The International Monetary Fund has endorsed Nigeria’s ongoing bank recapitalisation programme, warning that stronger fiscal buffers will be critical to sustaining financial stability as global risks intensify.
Speaking on Tuesday, April 15, 2026, during the presentation of the Global Financial Stability Report at the IMF/World Bank Spring Meetings in Washington, D.C., Tobias Adrian said higher capital levels in the banking system are already helping to cushion the economy against external shocks.
Nigeria’s recapitalisation drive, led by the Central Bank of Nigeria, is aimed at strengthening lenders’ balance sheets and positioning the sector to absorb volatility from tightening global financial conditions. Adrian said such measures are increasingly important as emerging markets face heightened uncertainty across capital markets.

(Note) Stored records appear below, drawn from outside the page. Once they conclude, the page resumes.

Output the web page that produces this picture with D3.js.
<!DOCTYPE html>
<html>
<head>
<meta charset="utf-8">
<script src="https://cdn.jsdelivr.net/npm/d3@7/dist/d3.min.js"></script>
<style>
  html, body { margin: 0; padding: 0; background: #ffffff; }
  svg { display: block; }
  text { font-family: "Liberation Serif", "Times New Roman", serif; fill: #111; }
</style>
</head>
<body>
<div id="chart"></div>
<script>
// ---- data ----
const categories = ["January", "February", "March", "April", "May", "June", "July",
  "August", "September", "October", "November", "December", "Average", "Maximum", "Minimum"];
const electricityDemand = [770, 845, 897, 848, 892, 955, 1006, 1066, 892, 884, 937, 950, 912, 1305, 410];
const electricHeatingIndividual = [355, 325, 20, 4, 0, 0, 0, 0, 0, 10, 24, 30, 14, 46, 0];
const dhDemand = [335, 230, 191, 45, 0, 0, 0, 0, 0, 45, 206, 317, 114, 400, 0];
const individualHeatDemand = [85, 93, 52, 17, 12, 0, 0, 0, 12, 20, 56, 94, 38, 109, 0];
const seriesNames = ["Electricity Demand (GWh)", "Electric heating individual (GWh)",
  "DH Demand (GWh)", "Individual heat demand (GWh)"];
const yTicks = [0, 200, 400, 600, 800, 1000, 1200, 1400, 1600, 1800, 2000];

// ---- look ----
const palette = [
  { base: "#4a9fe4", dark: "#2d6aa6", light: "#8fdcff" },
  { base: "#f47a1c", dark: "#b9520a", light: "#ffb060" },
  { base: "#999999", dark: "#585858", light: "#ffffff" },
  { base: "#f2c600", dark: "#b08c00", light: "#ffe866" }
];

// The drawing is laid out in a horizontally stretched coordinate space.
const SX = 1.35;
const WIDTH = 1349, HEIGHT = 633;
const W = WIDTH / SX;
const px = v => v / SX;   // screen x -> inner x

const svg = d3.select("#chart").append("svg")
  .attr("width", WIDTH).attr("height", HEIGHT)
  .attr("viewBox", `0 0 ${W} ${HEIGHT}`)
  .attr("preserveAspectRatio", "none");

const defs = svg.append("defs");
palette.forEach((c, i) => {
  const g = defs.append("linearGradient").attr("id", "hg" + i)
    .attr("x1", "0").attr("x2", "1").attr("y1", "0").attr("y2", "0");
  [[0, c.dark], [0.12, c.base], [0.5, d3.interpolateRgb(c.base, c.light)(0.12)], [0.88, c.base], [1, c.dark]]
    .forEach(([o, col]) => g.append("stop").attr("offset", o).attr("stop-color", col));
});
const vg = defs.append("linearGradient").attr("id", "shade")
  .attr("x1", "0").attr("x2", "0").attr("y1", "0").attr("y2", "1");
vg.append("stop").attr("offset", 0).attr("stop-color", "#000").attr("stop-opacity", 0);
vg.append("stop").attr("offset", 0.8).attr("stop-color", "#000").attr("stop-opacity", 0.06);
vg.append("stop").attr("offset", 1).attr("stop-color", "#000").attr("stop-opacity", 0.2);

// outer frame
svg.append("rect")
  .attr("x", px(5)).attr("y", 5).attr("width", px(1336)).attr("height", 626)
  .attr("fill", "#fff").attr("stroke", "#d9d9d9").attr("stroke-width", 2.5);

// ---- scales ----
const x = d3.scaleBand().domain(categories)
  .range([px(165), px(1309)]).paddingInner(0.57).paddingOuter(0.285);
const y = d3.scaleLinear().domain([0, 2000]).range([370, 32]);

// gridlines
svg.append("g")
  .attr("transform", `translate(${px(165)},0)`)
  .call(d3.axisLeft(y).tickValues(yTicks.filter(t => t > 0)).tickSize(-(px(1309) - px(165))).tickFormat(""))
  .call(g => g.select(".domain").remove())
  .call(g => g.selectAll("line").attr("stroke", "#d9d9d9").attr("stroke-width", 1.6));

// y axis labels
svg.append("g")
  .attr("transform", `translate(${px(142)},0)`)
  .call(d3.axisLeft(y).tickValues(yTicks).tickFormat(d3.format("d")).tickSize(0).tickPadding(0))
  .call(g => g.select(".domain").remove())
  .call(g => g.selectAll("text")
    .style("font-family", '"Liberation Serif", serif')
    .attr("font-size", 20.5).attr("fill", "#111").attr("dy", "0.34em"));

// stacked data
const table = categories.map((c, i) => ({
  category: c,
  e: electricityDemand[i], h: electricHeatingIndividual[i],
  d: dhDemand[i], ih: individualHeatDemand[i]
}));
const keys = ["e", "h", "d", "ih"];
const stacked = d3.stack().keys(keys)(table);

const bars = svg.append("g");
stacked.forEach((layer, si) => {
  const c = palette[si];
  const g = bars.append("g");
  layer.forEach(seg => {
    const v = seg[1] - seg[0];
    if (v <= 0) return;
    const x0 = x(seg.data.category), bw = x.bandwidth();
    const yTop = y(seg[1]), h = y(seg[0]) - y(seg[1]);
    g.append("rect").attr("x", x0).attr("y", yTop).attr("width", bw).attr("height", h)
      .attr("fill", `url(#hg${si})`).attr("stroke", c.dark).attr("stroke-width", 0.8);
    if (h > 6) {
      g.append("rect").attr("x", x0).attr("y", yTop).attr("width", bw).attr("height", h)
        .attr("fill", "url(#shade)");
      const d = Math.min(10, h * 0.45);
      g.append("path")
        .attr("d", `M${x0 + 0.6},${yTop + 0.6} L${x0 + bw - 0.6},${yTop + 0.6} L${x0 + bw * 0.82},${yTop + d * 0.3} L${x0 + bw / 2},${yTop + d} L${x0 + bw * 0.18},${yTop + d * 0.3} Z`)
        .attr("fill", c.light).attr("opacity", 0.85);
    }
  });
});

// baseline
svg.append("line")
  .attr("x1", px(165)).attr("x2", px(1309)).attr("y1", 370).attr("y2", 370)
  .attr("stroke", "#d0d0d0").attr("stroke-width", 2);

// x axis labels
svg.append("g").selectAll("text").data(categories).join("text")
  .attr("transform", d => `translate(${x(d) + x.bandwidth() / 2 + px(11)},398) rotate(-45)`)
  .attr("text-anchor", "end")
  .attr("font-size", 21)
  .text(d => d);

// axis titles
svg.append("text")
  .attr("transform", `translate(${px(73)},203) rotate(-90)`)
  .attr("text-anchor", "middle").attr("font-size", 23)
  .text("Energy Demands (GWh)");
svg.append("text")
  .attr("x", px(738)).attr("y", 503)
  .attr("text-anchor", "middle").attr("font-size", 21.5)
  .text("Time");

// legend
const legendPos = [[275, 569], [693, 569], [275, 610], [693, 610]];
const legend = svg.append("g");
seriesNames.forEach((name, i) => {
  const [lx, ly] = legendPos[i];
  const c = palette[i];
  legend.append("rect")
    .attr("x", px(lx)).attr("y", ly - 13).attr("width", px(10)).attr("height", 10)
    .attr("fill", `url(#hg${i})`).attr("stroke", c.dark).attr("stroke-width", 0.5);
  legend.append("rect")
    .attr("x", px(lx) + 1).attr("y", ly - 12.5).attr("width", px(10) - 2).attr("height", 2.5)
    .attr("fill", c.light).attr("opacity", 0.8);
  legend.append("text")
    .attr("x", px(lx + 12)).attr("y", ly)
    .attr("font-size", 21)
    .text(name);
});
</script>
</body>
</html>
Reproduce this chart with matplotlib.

“Building a well-capitalised banking sector is essential to sustaining financial stability, particularly during periods of stress,” he said, noting that stronger capital buffers enable banks to absorb losses, maintain lending and support economic activity.
The IMF’s endorsement comes as global capital flows remain volatile, with geopolitical tensions, including ongoing conflict in the Middle East, triggering outsized market reactions. Adrian said recent movements in capital flows to Sub-Saharan Africa have been roughly twice the magnitude seen during the early phase of the Ukraine crisis, even as price reactions remain relatively contained.
He stressed that robust fiscal positions are equally important, warning that countries with weak buffers are more exposed to sudden reversals in capital flows. Stronger public finances, he said, help stabilise economies, reduce borrowing costs and improve access to international markets.
The Fund has consistently emphasised fiscal sustainability as a core pillar of its engagement with countries across Sub-Saharan Africa, where programmes are often tailored to address structural vulnerabilities and external shocks.
Additional insights from the Monetary and Capital Markets Department reinforced those concerns. Jason Wu said capital flows to emerging markets are increasingly being driven by debt rather than foreign direct investment or equity, raising longer-term stability risks.
That shift, he said, underscores the need for sustained fiscal reforms to guard against capital flight and maintain investor confidence, particularly in environments characterised by tighter global liquidity and elevated risk.
For Nigeria, the convergence of bank recapitalisation efforts and fiscal pressures highlights a broader policy challenge. While stronger banks can support credit growth and financial system resilience, the benefits may be constrained without parallel improvements in government finances.
The IMF’s position signals cautious support for Nigeria’s financial sector reforms, while reinforcing a familiar message that macroeconomic stability will ultimately depend on disciplined fiscal management alongside regulatory strengthening.